Task to carry out.
Return, without pictures, the lines from the start of the data through the one that contains "import seaborn as sns".

Data extract.
▼

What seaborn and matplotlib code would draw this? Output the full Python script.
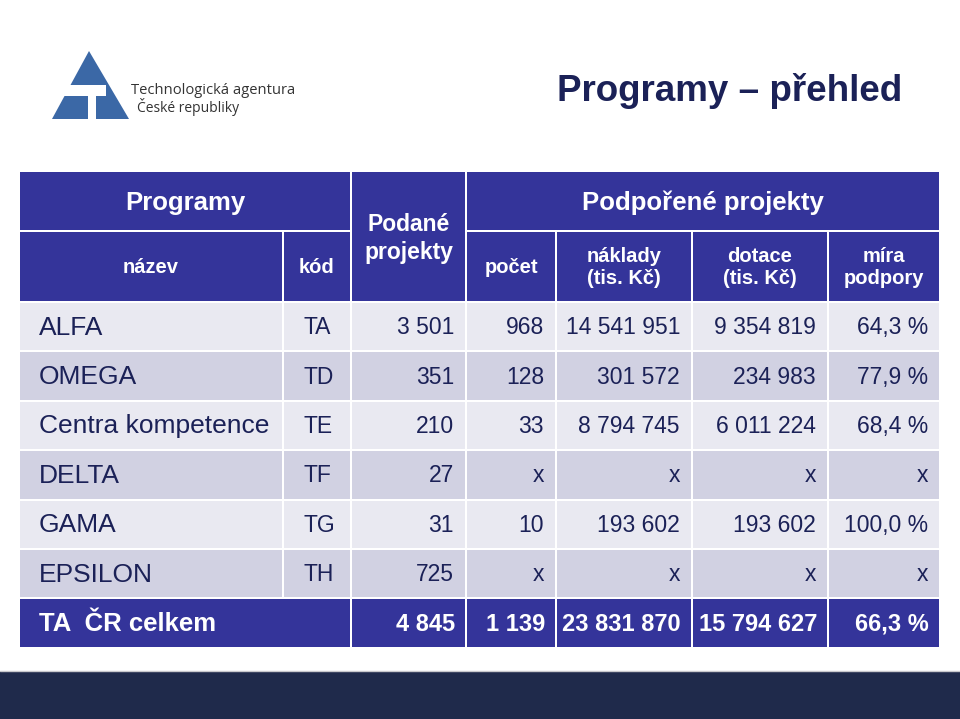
import numpy as np
import pandas as pd
import matplotlib.pyplot as plt
import matplotlib.patches as mpatches
import seaborn as sns

# data
names = ["ALFA", "OMEGA", "Centra kompetence", "DELTA", "GAMA", "EPSILON"]
codes = ["TA", "TD", "TE", "TF", "TG", "TH"]
podane = [3501, 351, 210, 27, 31, 725]
pocet = [968, 128, 33, None, 10, None]
naklady = [14541951, 301572, 8794745, None, 193602, None]
dotace = [9354819, 234983, 6011224, None, 193602, None]
mira = [64.3, 77.9, 68.4, None, 100.0, None]
total_label = "TA  ČR celkem"
total_vals = [4845, 1139, 23831870, 15794627, 66.3]

title = "Programy – přehled"

sns.set_theme(style="white")
plt.rcParams['font.family'] = ['Liberation Sans', 'DejaVu Sans']

HEAD = "#34349a"
ROW_A = "#e9e9f1"
ROW_B = "#d1d1e2"
TXT = "#1b2157"


def fmt_int(v):
    if v is None:
        return "x"
    return f"{v:,}".replace(",", " ")


def fmt_pct(v):
    if v is None:
        return "x"
    return f"{v:.1f}".replace(".", ",") + " %"


df = pd.DataFrame({
    "nazev": names, "kod": codes,
    "podane": [fmt_int(v) for v in podane],
    "pocet": [fmt_int(v) for v in pocet],
    "naklady": [fmt_int(v) for v in naklady],
    "dotace": [fmt_int(v) for v in dotace],
    "mira": [fmt_pct(v) for v in mira],
})

# layout in pixels
xe = [19, 283, 351, 466, 556, 692, 828, 940]
y_head = [171, 231, 302]
row_h = 49.4
gap = 2

fig = plt.figure(figsize=(9.6, 7.19), dpi=100)
ax = fig.add_axes([0, 0, 1, 1])
ax.set_xlim(0, 960)
ax.set_ylim(719, 0)
ax.axis("off")


def cell(x0, x1, y0, y1, color):
    ax.add_patch(mpatches.Rectangle((x0 + gap / 2, y0 + gap / 2), x1 - x0 - gap, y1 - y0 - gap,
                                    facecolor=color, edgecolor="none"))


# header cells
cell(xe[0], xe[2], y_head[0], y_head[1], HEAD)
cell(xe[0], xe[1], y_head[1], y_head[2], HEAD)
cell(xe[1], xe[2], y_head[1], y_head[2], HEAD)
cell(xe[2], xe[3], y_head[0], y_head[2], HEAD)
cell(xe[3], xe[7], y_head[0], y_head[1], HEAD)
for i in range(3, 7):
    cell(xe[i], xe[i + 1], y_head[1], y_head[2], HEAD)


def mid(a, b):
    return (a + b) / 2


hy1 = mid(y_head[0], y_head[1]) + 2
hy2 = mid(y_head[1], y_head[2]) + 1
ax.text(mid(xe[0], xe[2]), hy1, "Programy", color="white", fontsize=18.5, fontweight="bold",
        ha="center", va="center")
ax.text(mid(xe[3], xe[7]), hy1, "Podpořené projekty", color="white", fontsize=18.5,
        fontweight="bold", ha="center", va="center")
ax.text(mid(xe[2], xe[3]), mid(y_head[0], y_head[2]) + 2, "Podané\nprojekty", color="white",
        fontsize=16.5, fontweight="bold", ha="center", va="center", linespacing=1.28)
sub = ["název", "kód", None, "počet", "náklady\n(tis. Kč)", "dotace\n(tis. Kč)", "míra\npodpory"]
for i, s in enumerate(sub):
    if s is None:
        continue
    ax.text(mid(xe[i], xe[i + 1]), hy2, s, color="white", fontsize=14.5, fontweight="bold",
            ha="center", va="center", linespacing=1.25)

# body rows
cols = ["podane", "pocet", "naklady", "dotace", "mira"]
for r, row in df.iterrows():
    y0 = y_head[2] + r * row_h
    y1 = y0 + row_h
    color = ROW_A if r % 2 == 0 else ROW_B
    for i in range(7):
        cell(xe[i], xe[i + 1], y0, y1, color)
    yc = mid(y0, y1) + 1
    ax.text(xe[0] + 20, yc, row["nazev"], color=TXT, fontsize=19, ha="left", va="center")
    ax.text(xe[1] + 20, yc, row["kod"], color=TXT, fontsize=16.5, ha="left", va="center")
    for j, c in enumerate(cols):
        ax.text(xe[j + 3] - 12, yc, row[c], color=TXT, fontsize=16.5, ha="right", va="center")

# total row
y0 = y_head[2] + len(df) * row_h
y1 = y0 + row_h
cell(xe[0], xe[2], y0, y1, HEAD)
for i in range(2, 7):
    cell(xe[i], xe[i + 1], y0, y1, HEAD)
yc = mid(y0, y1) + 1
ax.text(xe[0] + 20, yc, total_label, color="white", fontsize=18.5, fontweight="bold",
        ha="left", va="center")
tot_txt = [fmt_int(v) for v in total_vals[:4]] + [fmt_pct(total_vals[4])]
for j, t in enumerate(tot_txt):
    ax.text(xe[j + 3] - 11, yc, t, color="white", fontsize=17, fontweight="bold",
            ha="right", va="center")

# title
ax.text(902, 91, title, color=TXT, fontsize=26.5, fontweight="bold", ha="right", va="center")

# logo
LOGO = "#3b68a6"
ax.add_patch(mpatches.Polygon([(89, 51), (129, 119), (52, 119)], closed=True,
                              facecolor=LOGO, edgecolor="none"))
ax.add_patch(mpatches.Rectangle((50, 85), 56, 11, facecolor="white", edgecolor="none"))
ax.add_patch(mpatches.Rectangle((88, 85), 8, 36, facecolor="white", edgecolor="none"))
ax.text(131, 90, "Technologická agentura", color="#333333", fontsize=10.6,
        ha="left", va="center", family=['Open Sans', 'DejaVu Sans'])
ax.text(137, 107, "České republiky", color="#333333", fontsize=10,
        ha="left", va="center", family=['Open Sans', 'DejaVu Sans'])

# footer band
ax.add_patch(mpatches.Rectangle((0, 671), 960, 48, facecolor="#1f2a4b", edgecolor="none"))
ax.plot([0, 960], [670.5, 670.5], color="#c8c8cc", lw=1)

fig.savefig("out.png", dpi=100)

▲

Reply.
What seaborn and matplotlib code would draw this? Output the full Python script.
import numpy as np
import pandas as pd
import matplotlib.pyplot as plt
import matplotlib.patches as mpatches
import seaborn as sns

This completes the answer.